8. Don’t be afraid to ask questions
If you don’t stay to watch – actually, even if you do – ask for explanations if anything is unclear. While (2) above is the bottom line, the CPS should consult with you over and/or explain any significant developments in the way the case is dealt with – for example where the prosecution accept guilty pleas to some offences in return for not proceeding on others, or where the defendant pleads guilty on a certain factual basis. If a prosecutorial decision appears arbitrary or irrational, ask the barrister at court (or a CPS lawyer in writing) for an explanation. There should be one. Sometimes the dirty little secret that the prosecution will be desperate to keep hidden from you is that their hand was forced by a failure by either the CPS or the police to obtain/serve/disclose vital material.
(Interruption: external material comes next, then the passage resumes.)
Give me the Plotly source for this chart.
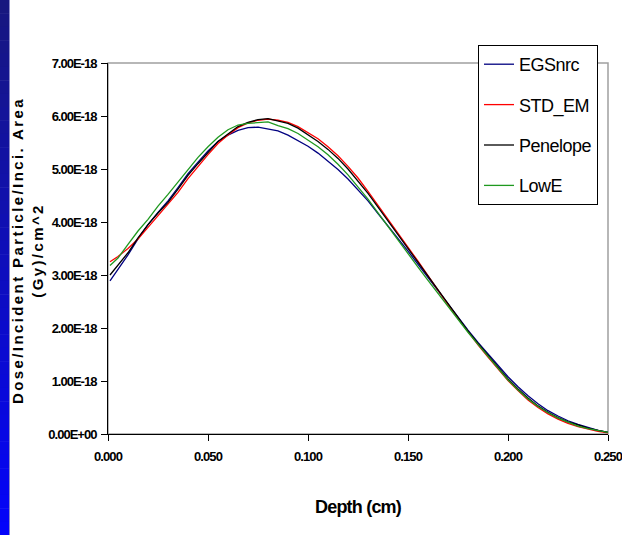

If this is the case, you deserve to know.
9. Keep the faith
In spite of the above, I implore you to stick with it. The system relies enormously on the goodwill of members of the public who are treated abysmally, but without that goodwill, one of two things happens. Either cases collapse, meaning potentially guilty people walking free, or steps are taken to compel your attendance at court. If a witness summons is issued and you fail to attend, the court can issue a warrant for your arrest and hold you in contempt of court, which could result in a prison sentence of up to 2 years. I have lost count of the number of cases where a case against a defendant has collapsed and the only person being punished is the witness for not attending. I think in particular of a vindictive judge in the north who finds sport in locking up battered women who fail to attend to give evidence against their partners.
10. Claim your expenses
You should not be out of pocket for doing your public duty. Claim for your travel, your parking, your meals, your loss of earnings, and stuff your pockets with free Digestives from the witness suite. It’s the least you’re entitled to, in my humble view.